Helping your child make new friends.

Some children can throw themselves confidently into social situations, while others can struggle. It can be hard as a parent to know how best to support your child with making new friends and formalising friendships. If your child doesn’t appear to make friends like other children the same age, he or she may just need some help and assistance practising their social skills.  An independent Pre-Prep and Nursery School in Hampstead is well known for its sense of community and friendliness and offers the following advice to parents…

  • Firstly, take time to observe and understand how your child socialises 

Does your child find it hard to start a conversation? Does your child appear to find it hard to be in large groups? Does your child seem to prefer observing rather than joining in?  Depending on the behaviour you see will deter where to focus your attention and support. 

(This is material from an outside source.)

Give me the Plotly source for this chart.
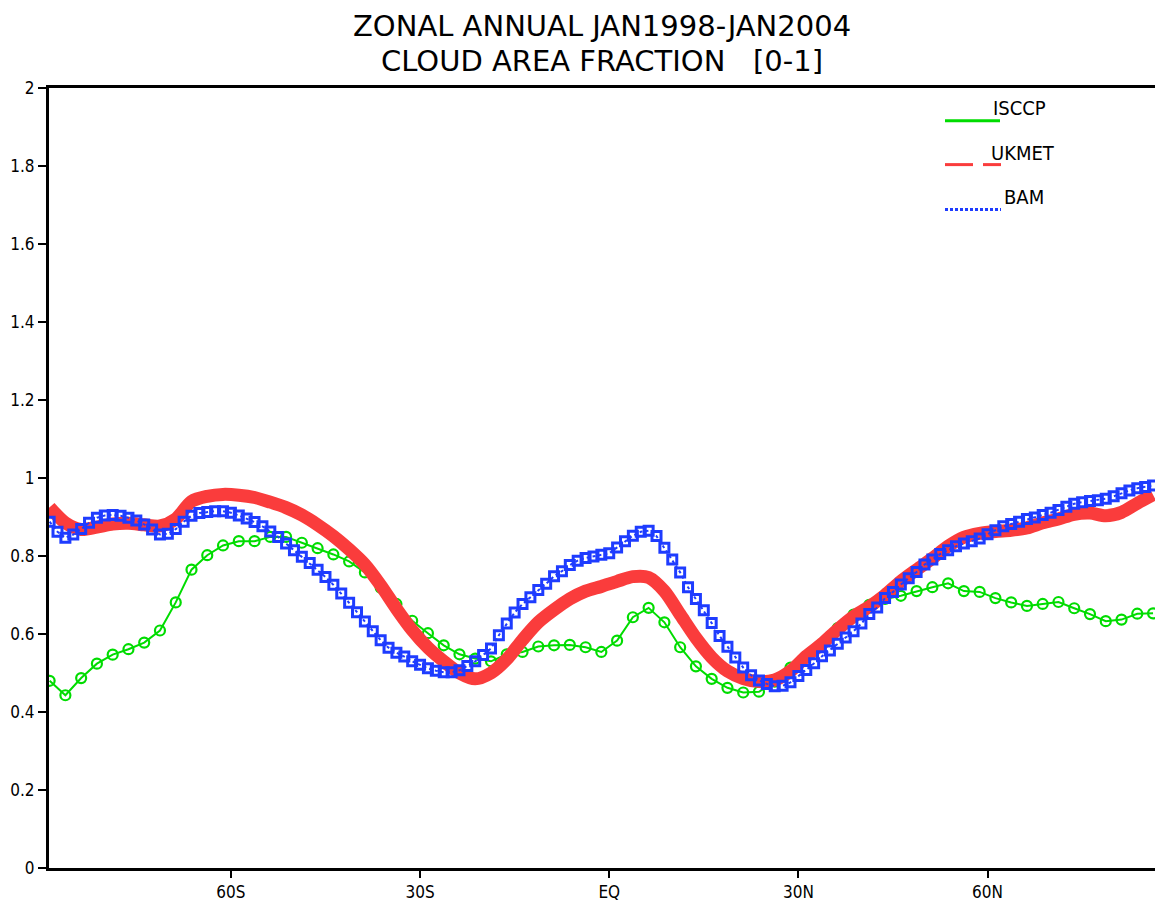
import plotly.graph_objects as go

# ---------------- data ----------------
# ISCCP: 2.5 degree grid starting at 88.75S
isccp_lat = [-88.75 + 2.5 * i for i in range(71)]
isccp_val = [0.480, 0.443, 0.487, 0.524, 0.547, 0.561, 0.578, 0.609, 0.681, 0.765,
             0.802, 0.827, 0.838, 0.838, 0.849, 0.849, 0.834, 0.820, 0.804, 0.786,
             0.758, 0.719, 0.677, 0.634, 0.602, 0.571, 0.548, 0.537, 0.530, 0.548,
             0.554, 0.568, 0.571, 0.572, 0.566, 0.554, 0.583, 0.643, 0.667, 0.630,
             0.566, 0.517, 0.485, 0.462, 0.450, 0.452, 0.478, 0.514, 0.541, 0.575,
             0.615, 0.650, 0.675, 0.690, 0.698, 0.710, 0.720, 0.730, 0.710, 0.708,
             0.692, 0.681, 0.672, 0.677, 0.682, 0.666, 0.651, 0.633, 0.637, 0.652,
             0.653]

# UKMET: 2.5 degree grid starting at 88.75S
ukmet_lat = [-88.75 + 2.5 * i for i in range(71)]
ukmet_val = [0.925, 0.885, 0.868, 0.874, 0.882, 0.884, 0.880, 0.877, 0.895, 0.940,
             0.953, 0.958, 0.956, 0.950, 0.938, 0.924, 0.905, 0.880, 0.851, 0.817,
             0.778, 0.725, 0.665, 0.610, 0.565, 0.530, 0.500, 0.485, 0.500, 0.535,
             0.585, 0.630, 0.662, 0.690, 0.710, 0.722, 0.735, 0.747, 0.745, 0.710,
             0.650, 0.590, 0.540, 0.505, 0.486, 0.478, 0.482, 0.505, 0.543, 0.575,
             0.612, 0.645, 0.670, 0.700, 0.735, 0.765, 0.794, 0.825, 0.848, 0.858,
             0.863, 0.866, 0.872, 0.885, 0.895, 0.907, 0.910, 0.903, 0.912, 0.935,
             0.957]

# BAM: 1.25 degree grid starting at 88.75S
bam_lat = [-88.75 + 1.25 * j for j in range(141)]
bam_val = [0.888, 0.862, 0.847, 0.855, 0.869, 0.885, 0.898, 0.904, 0.905, 0.903,
           0.898, 0.891, 0.881, 0.868, 0.855, 0.857, 0.869, 0.888, 0.903, 0.910,
           0.913, 0.915, 0.915, 0.911, 0.904, 0.896, 0.887, 0.876, 0.863, 0.849,
           0.832, 0.815, 0.798, 0.782, 0.765, 0.746, 0.726, 0.704, 0.680, 0.656,
           0.632, 0.607, 0.584, 0.565, 0.552, 0.542, 0.530, 0.521, 0.512, 0.506,
           0.502, 0.502, 0.507, 0.518, 0.530, 0.546, 0.563, 0.597, 0.627, 0.655,
           0.677, 0.694, 0.713, 0.729, 0.748, 0.761, 0.777, 0.788, 0.795, 0.799,
           0.803, 0.807, 0.822, 0.838, 0.852, 0.862, 0.865, 0.851, 0.821, 0.791,
           0.758, 0.720, 0.690, 0.661, 0.628, 0.595, 0.567, 0.540, 0.514, 0.494,
           0.481, 0.472, 0.466, 0.467, 0.476, 0.492, 0.508, 0.525, 0.543, 0.558,
           0.575, 0.591, 0.607, 0.627, 0.651, 0.668, 0.692, 0.708, 0.727, 0.743,
           0.759, 0.778, 0.791, 0.805, 0.815, 0.825, 0.832, 0.838, 0.845, 0.856,
           0.866, 0.876, 0.882, 0.888, 0.895, 0.899, 0.905, 0.911, 0.918, 0.926,
           0.934, 0.938, 0.941, 0.943, 0.947, 0.953, 0.961, 0.968, 0.974, 0.977,
           0.981]

x_tickvals = [-60, -30, 0, 30, 60]
x_ticktext = ["60S", "30S", "EQ", "30N", "60N"]
y_tickvals = [0, 0.2, 0.4, 0.6, 0.8, 1, 1.2, 1.4, 1.6, 1.8, 2]
y_ticktext = ["0", "0.2", "0.4", "0.6", "0.8", "1", "1.2", "1.4", "1.6", "1.8", "2"]

title1 = "ZONAL ANNUAL JAN1998-JAN2004"
title2 = "CLOUD AREA FRACTION\u00a0\u00a0\u00a0[0-1]"
legend_names = ["ISCCP", "UKMET", "BAM"]

GREEN = "rgb(0,220,0)"
RED = "rgb(250,60,60)"
BLUE = "rgb(30,60,255)"
NARROW = "Liberation Sans Narrow, DejaVu Sans Condensed, Liberation Sans, sans-serif"

# ---------------- figure ----------------
W, H = 1155, 902
L, R, T, B = 49, 0, 88, 30
PW, PH = W - L - R, H - T - B

fig = go.Figure()
fig.add_trace(go.Scatter(x=isccp_lat, y=isccp_val, mode="lines+markers",
                         line=dict(color=GREEN, width=2),
                         marker=dict(symbol="circle-open", size=10, color=GREEN,
                                     line=dict(width=2.2, color=GREEN)),
                         name="ISCCP"))
fig.add_trace(go.Scatter(x=ukmet_lat, y=ukmet_val, mode="lines",
                         line=dict(color=RED, width=13, shape="spline", smoothing=0.8),
                         name="UKMET"))
fig.add_trace(go.Scatter(x=bam_lat, y=bam_val, mode="lines+markers",
                         line=dict(color=BLUE, width=2, dash="dot"),
                         marker=dict(symbol="square-open", size=9, color=BLUE,
                                     line=dict(width=3, color=BLUE)),
                         name="BAM"))


def px(xp):
    return (xp - L) / PW


def py(yp):
    return (H - B - yp) / PH


shapes = [
    dict(type="line", xref="paper", yref="paper", x0=px(945), x1=px(1000),
         y0=py(121), y1=py(121), line=dict(color=GREEN, width=3)),
    dict(type="line", xref="paper", yref="paper", x0=px(945), x1=px(973),
         y0=py(165), y1=py(165), line=dict(color=RED, width=3)),
    dict(type="line", xref="paper", yref="paper", x0=px(983), x1=px(1001),
         y0=py(165), y1=py(165), line=dict(color=RED, width=3)),
    dict(type="line", xref="paper", yref="paper", x0=px(945), x1=px(1001),
         y0=py(210), y1=py(210), line=dict(color=BLUE, width=3, dash="3px,2px")),
]

annotations = [
    dict(text=title1, xref="paper", yref="paper", x=0.5, y=py(25.5),
         xanchor="center", yanchor="middle", showarrow=False,
         font=dict(family="DejaVu Sans, sans-serif", size=29, color="black")),
    dict(text=title2, xref="paper", yref="paper", x=0.5, y=py(60.5),
         xanchor="center", yanchor="middle", showarrow=False,
         font=dict(family="DejaVu Sans, sans-serif", size=29, color="black")),
]
leg_pos = [(991, 108), (989, 153), (1002, 198)]
for name, (lx, ly) in zip(legend_names, leg_pos):
    annotations.append(dict(text=name, xref="paper", yref="paper", x=px(lx), y=py(ly),
                            xanchor="left", yanchor="middle", showarrow=False,
                            font=dict(family=NARROW, size=20, color="black")))

fig.update_layout(
    width=W, height=H,
    margin=dict(l=L, r=R, t=T, b=B, pad=0),
    paper_bgcolor="white", plot_bgcolor="white",
    showlegend=False,
    shapes=shapes, annotations=annotations,
    xaxis=dict(range=[-88.85, 86.56], showgrid=False, zeroline=False,
               showline=True, linewidth=3, linecolor="black", mirror=True,
               tickvals=x_tickvals, ticktext=x_ticktext,
               ticks="outside", ticklen=7, tickwidth=1.5, tickcolor="black",
               tickfont=dict(family=NARROW, size=17, color="black")),
    yaxis=dict(range=[0, 2], showgrid=False, zeroline=False,
               showline=True, linewidth=3, linecolor="black",
               tickvals=y_tickvals, ticktext=y_ticktext,
               ticks="outside", ticklen=8, tickwidth=1.5, tickcolor="black",
               tickfont=dict(family=NARROW, size=17, color="black")),
)

fig.write_html("out.html")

  • Model positive social behaviour 

Children really do learn by example, so be conscious and mindful about how you interact with others.  Your child will be watching you every time you strike up a conversation, whether it be with friends, neighbours or someone at the check-out in the supermarket. Your child will be watching how you join in, converse, negotiate and solve problems. 

  • Set up play and social opportunities

For smaller children, setting up a play date with just one other child is often a really good idea. For older children you could consider a larger group.  The aim is to make your child feel comfortable with socialising. 

  • Don’t avoid the problem 

If social situations are difficult for your child then don’t avoid the issue, your child will only learn to improve building relationships by tackling the issue gently.  The best course of action is to gently and gradually push your child slightly beyond his/her comfort zone, into new situations with guidance and encouragement.

  • Reinforce and praise 

Make it exciting and rewarding to try new things, even if your child is making slow progress be sure to acknowledge their efforts and success. Remember to tell your child how proud you are of them. 

It is important to remember that we are all different! Don’t compare your child to yourself or even other siblings. Everyone is unique, just because you have dozens of friends it doesn’t mean your child will too and this doesn’t mean that there is a problem. Some shyer children make a few good friends instead of having many more casual acquaintances. 

I hope the above supports you with helping your child make new friends.